> **YOUR GOAL**
Write out the opening lines of the data word for word, up to and including the line with "0.835, 0.873, 0.857]", and leave every picture and every later line out.

>>>>>

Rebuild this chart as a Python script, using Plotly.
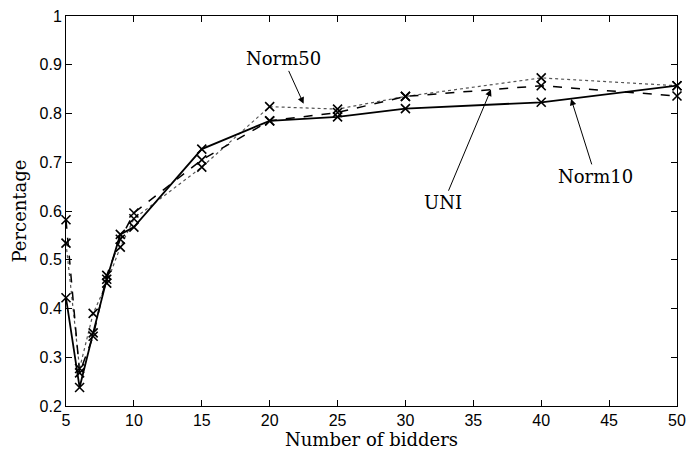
import plotly.graph_objects as go

bidders = [5, 6, 7, 8, 9, 10, 15, 20, 25, 30, 40, 50]
norm10 = [0.422, 0.238, 0.350, 0.460, 0.552, 0.567, 0.727, 0.785, 0.793, 0.810, 0.823, 0.857]
uni = [0.582, 0.268, 0.343, 0.468, 0.542, 0.596, 0.705, 0.785, 0.802, 0.835, 0.857, 0.836]
norm50 = [0.534, 0.277, 0.390, 0.452, 0.526, 0.584, 0.690, 0.814, 0.809, 0.835, 0.873, 0.857]

x_ticks = [5, 10, 15, 20, 25, 30, 35, 40, 45, 50]
y_ticks = [0.2, 0.3, 0.4, 0.5, 0.6, 0.7, 0.8, 0.9, 1.0]
y_labels = ["0.2", "0.3", "0.4", "0.5", "0.6", "0.7", "0.8", "0.9", "1"]

serif = "DejaVu Serif, Liberation Serif, serif"
sans = "Liberation Sans, Arial, sans-serif"

fig = go.Figure()
marker = dict(symbol="x-thin", size=9, line=dict(color="black", width=1.6), color="black")
fig.add_trace(go.Scatter(x=bidders, y=norm50, mode="lines+markers", name="Norm50", cliponaxis=False,
                         line=dict(color="#555555", width=1.2, dash="dot"), marker=marker))
fig.add_trace(go.Scatter(x=bidders, y=uni, mode="lines+markers", name="UNI", cliponaxis=False,
                         line=dict(color="black", width=1.5, dash="dash"), marker=marker))
fig.add_trace(go.Scatter(x=bidders, y=norm10, mode="lines+markers", name="Norm10", cliponaxis=False,
                         line=dict(color="black", width=1.8), marker=marker))

ann_font = dict(family=serif, size=18, color="black")
for txt, hx, hy, tx, ty in [("UNI", 36.3, 0.849, 32.8, 0.617),
                            ("Norm10", 42.2, 0.830, 44.0, 0.671),
                            ("Norm50", 22.5, 0.820, 21.0, 0.912)]:
    fig.add_annotation(x=hx, y=hy, ax=tx, ay=ty, xref="x", yref="y", axref="x", ayref="y",
                       text=txt, showarrow=True, arrowhead=2, arrowsize=1.3, arrowwidth=1,
                       arrowcolor="black", font=ann_font)

axis_common = dict(showgrid=False, zeroline=False, showline=True, linecolor="black", linewidth=1,
                   mirror="ticks", ticks="inside", ticklen=6, tickcolor="black",
                   ticklabeloverflow="allow",
                   tickfont=dict(family=sans, size=16, color="black"))
fig.update_xaxes(range=[5, 50], tickvals=x_ticks,
                 title=dict(text="Number of bidders", standoff=2,
                            font=dict(family=serif, size=18, color="black")),
                 **axis_common)
fig.update_yaxes(range=[0.2, 1.0], tickvals=y_ticks, ticktext=y_labels,
                 title=dict(text="Percentage", standoff=8,
                            font=dict(family=serif, size=18, color="black")),
                 **axis_common)
fig.update_layout(width=694, height=453, margin=dict(l=66, r=8, t=15, b=47),
                  plot_bgcolor="white", paper_bgcolor="white", showlegend=False)
fig.write_html("out.html")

<<<<<

> **EXPECTED ANSWER**
Rebuild this chart as a Python script, using Plotly.
import plotly.graph_objects as go

bidders = [5, 6, 7, 8, 9, 10, 15, 20, 25, 30, 40, 50]
norm10 = [0.422, 0.238, 0.350, 0.460, 0.552, 0.567, 0.727, 0.785, 0.793, 0.810, 0.823, 0.857]
uni = [0.582, 0.268, 0.343, 0.468, 0.542, 0.596, 0.705, 0.785, 0.802, 0.835, 0.857, 0.836]
norm50 = [0.534, 0.277, 0.390, 0.452, 0.526, 0.584, 0.690, 0.814, 0.809, 0.835, 0.873, 0.857]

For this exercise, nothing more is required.